• By Shaun Nowicki (they/he)
  • Art “Danger of Death: Keep Out” by Emily O’Brien (she/her)

Along the deep river, coffee-colored, pitched-round with salamanders we walked. We took to the edge of the embankment, not wanting to shred her flip-flops, dampen my sneakers, or coat our sandsprayed legs in foetid grime and frog eggs. Besides, there’s all the old signs against swimming—an old chemical legacy of coke, soot, acid, bacteria together in vitriolic flourishing (my father got sick, once, swallowing creek water). Our steps are soft, measured, unsure of the weight the land will take. On tiptoes, she laughs, thinking of pandas tumbling downhill in their enclosures (some video she saw, likes to see, returning to her feed), and zookeepers wrangling their fuzzy bulk. She’s shown them to me before—their exact shape hazy. I wonder how they hold them—if those enclosures have steep sides, or deep concrete trenches ringing the outside to prevent the beast from leaping into hard-won liberty.

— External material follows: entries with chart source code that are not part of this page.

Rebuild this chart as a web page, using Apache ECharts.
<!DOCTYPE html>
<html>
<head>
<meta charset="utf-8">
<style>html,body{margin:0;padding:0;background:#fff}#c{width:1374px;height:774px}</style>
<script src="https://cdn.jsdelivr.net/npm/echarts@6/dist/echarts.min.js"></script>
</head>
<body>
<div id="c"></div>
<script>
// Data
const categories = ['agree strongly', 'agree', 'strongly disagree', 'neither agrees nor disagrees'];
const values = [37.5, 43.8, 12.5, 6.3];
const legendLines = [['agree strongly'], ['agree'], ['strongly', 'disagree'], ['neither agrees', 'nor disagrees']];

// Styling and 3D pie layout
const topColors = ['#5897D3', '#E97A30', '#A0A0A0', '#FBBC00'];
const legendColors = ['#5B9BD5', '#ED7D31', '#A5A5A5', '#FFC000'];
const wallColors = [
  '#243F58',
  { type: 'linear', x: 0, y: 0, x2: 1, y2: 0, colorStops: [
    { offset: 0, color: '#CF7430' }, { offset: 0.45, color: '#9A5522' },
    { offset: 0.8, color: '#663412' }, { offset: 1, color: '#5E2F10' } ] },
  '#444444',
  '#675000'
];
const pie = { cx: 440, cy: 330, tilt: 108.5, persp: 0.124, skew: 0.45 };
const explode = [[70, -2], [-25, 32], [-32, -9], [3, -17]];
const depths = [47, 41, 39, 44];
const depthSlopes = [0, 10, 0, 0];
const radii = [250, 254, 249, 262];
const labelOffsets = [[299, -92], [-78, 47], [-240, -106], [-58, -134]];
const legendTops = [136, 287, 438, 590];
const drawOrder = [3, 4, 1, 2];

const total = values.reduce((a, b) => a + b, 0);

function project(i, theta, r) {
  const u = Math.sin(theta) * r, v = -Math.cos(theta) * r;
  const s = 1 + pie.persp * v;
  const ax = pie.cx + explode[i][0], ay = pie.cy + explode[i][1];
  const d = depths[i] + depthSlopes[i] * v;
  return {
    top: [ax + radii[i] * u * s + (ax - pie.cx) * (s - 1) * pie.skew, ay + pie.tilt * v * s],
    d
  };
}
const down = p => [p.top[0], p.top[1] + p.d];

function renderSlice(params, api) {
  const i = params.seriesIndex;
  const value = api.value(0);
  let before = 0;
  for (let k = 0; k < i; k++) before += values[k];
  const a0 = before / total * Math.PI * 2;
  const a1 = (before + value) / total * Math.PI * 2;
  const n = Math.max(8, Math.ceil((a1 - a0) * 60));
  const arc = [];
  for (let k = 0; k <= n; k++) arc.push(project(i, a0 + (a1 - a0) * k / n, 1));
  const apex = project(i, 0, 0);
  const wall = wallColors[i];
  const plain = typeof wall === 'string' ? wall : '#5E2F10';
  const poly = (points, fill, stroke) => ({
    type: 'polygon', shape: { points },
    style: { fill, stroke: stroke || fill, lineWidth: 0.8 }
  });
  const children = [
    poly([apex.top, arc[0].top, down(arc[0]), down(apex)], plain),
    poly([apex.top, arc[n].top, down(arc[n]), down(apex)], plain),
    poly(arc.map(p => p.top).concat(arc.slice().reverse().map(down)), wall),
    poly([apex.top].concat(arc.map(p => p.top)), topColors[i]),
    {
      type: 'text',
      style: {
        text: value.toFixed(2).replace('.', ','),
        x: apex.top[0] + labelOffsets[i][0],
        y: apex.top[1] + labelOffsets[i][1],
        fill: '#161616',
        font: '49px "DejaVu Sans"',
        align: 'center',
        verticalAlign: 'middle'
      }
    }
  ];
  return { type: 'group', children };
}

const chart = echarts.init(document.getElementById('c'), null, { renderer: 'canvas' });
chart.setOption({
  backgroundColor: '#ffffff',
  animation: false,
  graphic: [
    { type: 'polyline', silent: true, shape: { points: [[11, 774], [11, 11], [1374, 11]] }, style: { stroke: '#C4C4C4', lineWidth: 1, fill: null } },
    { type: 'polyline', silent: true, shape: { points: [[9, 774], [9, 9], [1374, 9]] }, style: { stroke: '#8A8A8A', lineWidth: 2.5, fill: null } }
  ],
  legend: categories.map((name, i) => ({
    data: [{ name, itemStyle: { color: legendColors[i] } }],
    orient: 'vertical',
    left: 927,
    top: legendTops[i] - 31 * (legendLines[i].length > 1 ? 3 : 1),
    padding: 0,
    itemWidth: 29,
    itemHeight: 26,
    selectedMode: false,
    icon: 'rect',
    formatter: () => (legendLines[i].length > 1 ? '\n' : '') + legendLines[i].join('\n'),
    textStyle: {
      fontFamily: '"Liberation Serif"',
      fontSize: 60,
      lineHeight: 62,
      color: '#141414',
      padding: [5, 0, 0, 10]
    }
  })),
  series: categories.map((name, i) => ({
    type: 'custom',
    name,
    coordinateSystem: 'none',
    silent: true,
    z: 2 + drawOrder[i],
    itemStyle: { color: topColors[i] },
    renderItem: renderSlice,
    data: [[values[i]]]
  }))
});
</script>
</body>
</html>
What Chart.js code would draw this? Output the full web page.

Maybe it’s iron bars, or thick glass a child could press their face against, an offering of sufficient solace against escape. There’s transparency in freedom, freedom in transparency—in her words we are like the bears, about to tumble over mud and root, down into the muddy depths. Swimming is its own kind of perilous freedom, I remind (the world has many kinds of freedom, both large and small.) The river’s flow is a kind of freedom.

I remember an old friend of hers, with a voice like vinegar and cherries, and the first time she saw the waterway. It was August and we were looking to escape the sweating walls of our apartments, I remember her looking out across Lake Erie and asking “Where are the waves?” Seagulls cracked their crow across the rocky beachhead. Windswept, she saw the little swells and her face was dissatisfied, sour. She spoke the language of the ocean—the language of her home. “Shouldn’t we be able to swim if those are the waves?” These were her water’s words for danger—her feet uncut by hidden zebra mussels and skin untouched by the itch of unknown concoctions boiling and driving in depths. I know these words, born forth in hot algal blooms. I had never seen the ocean, her ocean, nor could I speak its many words for danger.
Now, on silentstill banks, I scarcely know the words for river, for danger, outside of memory. Somewhere further, birdsong. No, she calls me. It’s getting dark. We should get back.